▸ Given data
════════════════════

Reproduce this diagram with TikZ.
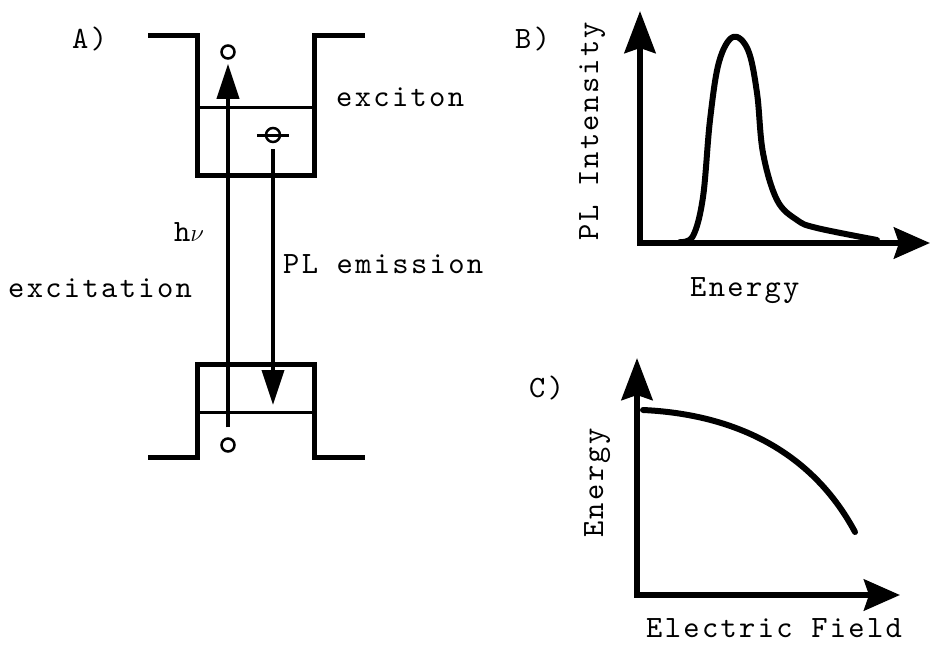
\documentclass[tikz,border=0pt]{standalone}
\usepackage{fontspec}
\setmonofont[LetterSpace=7.5]{lmmono10-regular.otf}
\usetikzlibrary{arrows.meta,positioning}

\begin{document}
\begin{tikzpicture}[x=1pt,y=-1pt]
  \tikzstyle{lbl}=[inner sep=0pt,font=\fontsize{31}{36}\ttfamily]
  \tikzstyle{band}=[line width=5pt,miter limit=4]
  \tikzstyle{lvl}=[line width=3pt]
  \tikzstyle{dot}=[circle,draw,line width=2.5pt,inner sep=0pt,minimum size=13pt]
  \tikzstyle{exc}=[-{Triangle[length=35pt,width=22pt]},line width=3.8pt]
  \tikzstyle{axis}=[{Stealth[length=42pt,width=31pt,inset=5pt]}-{Stealth[length=36pt,width=31pt,inset=5pt]},line width=6pt]
  \tikzstyle{crv}=[line width=6pt,line cap=round,line join=round]

  \useasboundingbox (0,0) rectangle (933,653);

  % A) quantum well
  \draw[band] (148,35) -- (197,35) -- (197,175) -- (314,175) -- (314,35) -- (365,35);
  \draw[lvl] (197,107) -- (314,107);
  \draw[band] (148,457) -- (197,457) -- (197,364) -- (314,364) -- (314,457) -- (365,457);
  \draw[lvl] (197,412) -- (314,412);

  \node[dot] (e1) at (228,52) {};
  \node[dot] (h1) at (228,445) {};
  \node[dot,minimum size=14pt] (el) at (273,135) {};
  \draw[lvl] ([xshift=-8pt]el.west) -- ([xshift=8pt]el.east);
  \coordinate (plend) at (273,405);

  \draw[exc,shorten <=10pt,shorten >=4pt] (h1) -- (e1);
  \draw[exc,shorten <=6pt] (el) -- (plend);

  \node[lbl,anchor=base west] (lA) at (72,48) {A)};
  \node[lbl,anchor=base west] (lexc) at (336,106) {exciton};
  \node[lbl,anchor=base west] (lhv) at (174,241) {h$\nu$};
  \node[lbl,anchor=base west] (lexct) at (8,297) {excitation};
  \node[lbl,anchor=base west] (lpl) at (283,273) {PL emission};

  % B) spectrum
  \coordinate (oB) at (640,243);
  \coordinate (yB) at (640,11);
  \coordinate (xB) at (930,243);
  \draw[axis] (yB) -- (oB) -- (xB);
  \draw[crv] plot[smooth,tension=0.6] coordinates {(680,242) (693,236) (703,197) (710,120)
    (719,62) (733,37) (748,50) (757,93) (763,153) (777,200) (797,220)
    (817,228) (877,240)};
  \node[lbl,anchor=base west] (lB) at (515,48) {B)};
  \node[lbl,anchor=base,rotate=90] (lint) at (598,131) {PL Intensity};
  \node[lbl,anchor=base west] (lenB) at (690,296) {Energy};

  % C) field dependence
  \coordinate (oC) at (637,595);
  \coordinate (yC) at (637,358);
  \coordinate (xC) at (900,595);
  \draw[axis] (yC) -- (oC) -- (xC);
  \draw[crv] (643,410) .. controls (730,414) and (810,448) .. (855,532);
  \node[lbl,anchor=base west] (lC) at (529,397) {C)};
  \node[lbl,anchor=base,rotate=90] (lenC) at (603,483) {Energy};
  \node[lbl,anchor=base west] (lfield) at (646,637) {Electric Field};
\end{tikzpicture}
\end{document}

════════════════════

▸ Brief
Return only the lines from the start of the data through the line that contains "(0,0) rectangle (933,653);", please, copying them exactly and omitting all pictures.

▸ Solution to this task
Reproduce this diagram with TikZ.
\documentclass[tikz,border=0pt]{standalone}
\usepackage{fontspec}
\setmonofont[LetterSpace=7.5]{lmmono10-regular.otf}
\usetikzlibrary{arrows.meta,positioning}

\begin{document}
\begin{tikzpicture}[x=1pt,y=-1pt]
  \tikzstyle{lbl}=[inner sep=0pt,font=\fontsize{31}{36}\ttfamily]
  \tikzstyle{band}=[line width=5pt,miter limit=4]
  \tikzstyle{lvl}=[line width=3pt]
  \tikzstyle{dot}=[circle,draw,line width=2.5pt,inner sep=0pt,minimum size=13pt]
  \tikzstyle{exc}=[-{Triangle[length=35pt,width=22pt]},line width=3.8pt]
  \tikzstyle{axis}=[{Stealth[length=42pt,width=31pt,inset=5pt]}-{Stealth[length=36pt,width=31pt,inset=5pt]},line width=6pt]
  \tikzstyle{crv}=[line width=6pt,line cap=round,line join=round]

  \useasboundingbox (0,0) rectangle (933,653);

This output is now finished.